An execution is a graph G=(S, -->) over a set of events S satisfying:

[Write Serialization]
   For each variable x, G | W(x) is a total order, with minimal
   element w0 setting x to 0.

[Freshness]
   For every read r of x, min(W(x)) --> r and G | (W(x) u {r}) is a
   total order.

[Causal Propagation]
   e --> e'' if there is an e' in E(p(e)) u E(p(e'')) st e --> e' --> e'' .

[Local Consistency]
   For all processors i, (G | w(E(i))* is a partial order (i.e., is acyclic)
   Additionally, volatiles obey local program order:
     For all processors p, G | E(p) is a total order.


EXAMPLES:

1. Dekker (forbidden outcome)

Given

T1             T2
[1] x = 1      [3] y = 1
[2] r1 = y(0)  [4] r2 = x(0)

Program Order gives
   [1] --> [2], [3] --> [4],
Write Serialization and Freshness give
   [2] --> [3], [4] --> [1].
Propagation adds
   [3] --> [1], [1] --> [3] (and some other edges).

This graph is not an execution because (G | {[1],[3],[4]})* has a
cycle ([1] --> [3] --> [1])

======

2. IRIW (Independent reads of independent write -- allowed outcome)
    Note that this is not SC.


T1          T2         T3                T4

[1] x = 1   [2] y = 1

                       [3] r1 = x (1)    [5] r3 = y (1)
                       [4] r2 = y (0)    [6] r4 = x (0)

Program Order, Write Serialization, and Freshness give:
   [1] --> [3] --> [4] --> [2]
   [2] --> [5] --> [6] --> [1]
Propagation adds
   [2] --> [6], [5] --> [1] and [1] --> [4], [3] --> [2].

This graph satisfies all these conditions. (Note that [1] --> [2] is
in (G | W u E(T2))* and [2] --> [1] is in (G | W u E(T1)*), but both
these graphs are separately acyclic.)

=======

3. CC (Causal consistency -- forbidden outcome)

T1           T2               T3
[1] x = 1
             [2] r1 = x (1)   [4] r2 = y (1)
             [3] y = 1        [5] r3 = x (0)

Program Order, Write Serialization, and Freshness give:
  [1] --> [2] --> [3] --> [4] --> [5] --> [1].
This is not an execution because
  G | E u E(T3) = G | {[1],[3],[4],[5]}*
has cycle [1]-->[3]-->[4] --> [5] --> [1].

=======

4. DC (Another causal consistency example -- forbidden outcome)

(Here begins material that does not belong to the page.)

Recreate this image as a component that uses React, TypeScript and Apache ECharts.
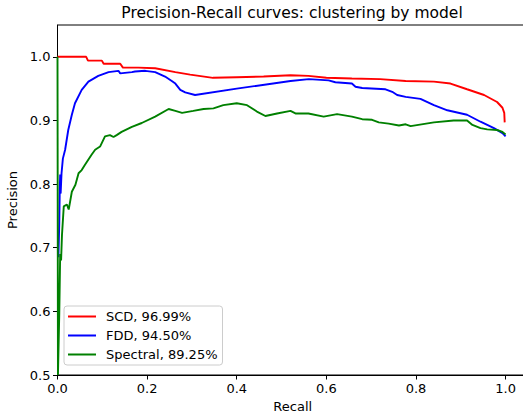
import React, { useEffect, useRef } from "react";
import * as echarts from "echarts";

const TITLE = "Precision-Recall curves: clustering by model";
const X_TICKS = [0, 0.2, 0.4, 0.6, 0.8, 1.0];
const Y_TICKS = [0.5, 0.6, 0.7, 0.8, 0.9, 1.0];
const SERIES_NAMES = ["SCD, 96.99%", "FDD, 94.50%", "Spectral, 89.25%"];
const SERIES_COLORS = ["#ff0000", "#0000ff", "#008000"];

// [recall, precision]
const scdCurve: number[][] = [
  [0, 1.0], [0.064, 1.0], [0.068, 0.994], [0.099, 0.994], [0.103, 0.989], [0.14, 0.989],
  [0.146, 0.983], [0.18, 0.983], [0.218, 0.982], [0.263, 0.976], [0.296, 0.972], [0.347, 0.967],
  [0.4, 0.968], [0.46, 0.969], [0.52, 0.971], [0.56, 0.97], [0.6, 0.967], [0.657, 0.966],
  [0.72, 0.965], [0.777, 0.962], [0.84, 0.961], [0.877, 0.958], [0.914, 0.949], [0.952, 0.94],
  [0.981, 0.929], [0.993, 0.92], [0.997, 0.912], [0.998, 0.897],
];

const fddCurve: number[][] = [
  [0.002, 0.685], [0.004, 0.74], [0.005, 0.79], [0.006, 0.815], [0.007, 0.785], [0.009, 0.817],
  [0.012, 0.84], [0.017, 0.854], [0.024, 0.885], [0.032, 0.909], [0.039, 0.927], [0.054, 0.948],
  [0.069, 0.961], [0.091, 0.97], [0.114, 0.976], [0.136, 0.978], [0.14, 0.974], [0.166, 0.976],
  [0.173, 0.977], [0.196, 0.978], [0.218, 0.976], [0.24, 0.969], [0.255, 0.962], [0.263, 0.958],
  [0.274, 0.948], [0.285, 0.944], [0.307, 0.94], [0.4, 0.95], [0.52, 0.962], [0.561, 0.965],
  [0.605, 0.963], [0.62, 0.96], [0.657, 0.958], [0.665, 0.953], [0.68, 0.951], [0.732, 0.949],
  [0.747, 0.945], [0.758, 0.94], [0.777, 0.937], [0.81, 0.934], [0.84, 0.924], [0.87, 0.916],
  [0.914, 0.909], [0.944, 0.898], [0.974, 0.888], [0.993, 0.88], [1.0, 0.875],
];

const spectralCurve: number[][] = [
  [0, 1.0], [0.001, 0.5], [0.004, 0.598], [0.006, 0.69], [0.008, 0.68], [0.01, 0.72],
  [0.014, 0.765], [0.021, 0.768], [0.025, 0.76], [0.032, 0.788], [0.04, 0.799], [0.047, 0.817],
  [0.054, 0.822], [0.061, 0.83], [0.076, 0.846], [0.084, 0.854], [0.095, 0.859], [0.106, 0.875],
  [0.117, 0.877], [0.125, 0.874], [0.132, 0.877], [0.143, 0.882], [0.166, 0.89], [0.188, 0.896],
  [0.218, 0.906], [0.248, 0.918], [0.263, 0.915], [0.278, 0.912], [0.303, 0.915], [0.326, 0.918],
  [0.348, 0.919], [0.37, 0.924], [0.4, 0.927], [0.423, 0.924], [0.445, 0.914], [0.464, 0.907],
  [0.49, 0.911], [0.52, 0.915], [0.531, 0.911], [0.56, 0.911], [0.594, 0.906], [0.624, 0.91],
  [0.657, 0.906], [0.68, 0.902], [0.702, 0.901], [0.717, 0.897], [0.739, 0.895], [0.762, 0.892],
  [0.777, 0.894], [0.788, 0.891], [0.84, 0.897], [0.884, 0.9], [0.914, 0.9], [0.926, 0.893],
  [0.944, 0.888], [0.959, 0.886], [0.981, 0.885], [0.993, 0.882], [1.0, 0.878],
];

const CURVES = [scdCurve, fddCurve, spectralCurve];
const FONT = "DejaVu Sans";

export default function App() {
  const ref = useRef<HTMLDivElement>(null);
  useEffect(() => {
    if (!ref.current) return;
    const chart = echarts.init(ref.current, null, { renderer: "svg" });
    chart.setOption({
      animation: false,
      backgroundColor: "#ffffff",
      textStyle: { fontFamily: FONT, color: "#000" },
      title: {
        text: TITLE,
        left: 287,
        top: 0,
        textAlign: "center",
        textStyle: { fontFamily: FONT, fontSize: 15.5, fontWeight: "normal", color: "#000" },
      },
      grid: {
        left: 57.5,
        top: 25,
        right: -5,
        bottom: 39,
        containLabel: false,
        outerBoundsMode: "none",
        show: true,
        borderColor: "#000",
        borderWidth: 1,
        backgroundColor: "transparent",
      },
      legend: {
        orient: "vertical",
        left: 64,
        top: 306,
        padding: [4, 5, 4, 4],
        itemWidth: 28,
        itemHeight: 2,
        itemGap: 6,
        icon: "rect",
        backgroundColor: "rgba(255,255,255,0.8)",
        borderColor: "#cccccc",
        borderWidth: 1,
        borderRadius: 3,
        textStyle: { fontFamily: FONT, fontSize: 13, color: "#000", padding: [0, 0, 0, 5] },
        data: SERIES_NAMES,
      },
      xAxis: {
        type: "value",
        min: 0,
        max: 1.05,
        name: "Recall",
        nameLocation: "middle",
        nameGap: 25,
        nameTextStyle: { fontFamily: FONT, fontSize: 13, color: "#000" },
        axisLine: { show: true, lineStyle: { color: "#000", width: 1 } },
        axisTick: { show: true, length: 4.5, lineStyle: { color: "#000" }, customValues: X_TICKS },
        axisLabel: {
          customValues: X_TICKS,
          fontFamily: FONT,
          fontSize: 13,
          color: "#000",
          margin: 7,
          formatter: (v: number) => v.toFixed(1),
        },
        splitLine: { show: false },
      },
      yAxis: {
        type: "value",
        min: 0.5,
        max: 1.05,
        name: "Precision",
        nameLocation: "middle",
        nameGap: 36,
        nameRotate: 90,
        nameTextStyle: { fontFamily: FONT, fontSize: 13, color: "#000" },
        axisLine: { show: true, lineStyle: { color: "#000", width: 1 } },
        axisTick: { show: true, length: 4.5, lineStyle: { color: "#000" }, customValues: Y_TICKS },
        axisLabel: {
          customValues: Y_TICKS,
          fontFamily: FONT,
          fontSize: 13,
          color: "#000",
          margin: 7,
          formatter: (v: number) => v.toFixed(1),
        },
        splitLine: { show: false },
      },
      series: CURVES.map((curve, i) => ({
        name: SERIES_NAMES[i],
        type: "line",
        data: curve,
        symbol: "none",
        showSymbol: false,
        clip: false,
        color: SERIES_COLORS[i],
        itemStyle: { color: SERIES_COLORS[i] },
        lineStyle: { color: SERIES_COLORS[i], width: 1.9 },
      })),
    });
    return () => chart.dispose();
  }, []);
  return <div ref={ref} style={{ width: 523, height: 414, position: "absolute", left: 0, top: 0 }} />;
}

T1           T2               T3
[1] y = 1
             [2] x = 1        [4] r3 = y (1)
             [3] r2 = y (0)   [5] r4 = x (0)

Program Order, Write Serialization, and Freshness give:
   [1] -> [4] --> [5] --> [2] --> [3] --> [1]
Propagation adds
   [2] --> [1] (among others).
This is not an execution because
   G | W u E(T3) = G | {[1],[2],[4],[5]}
has the cycle [1] --> [4] --> [5] --> [2] --> [1].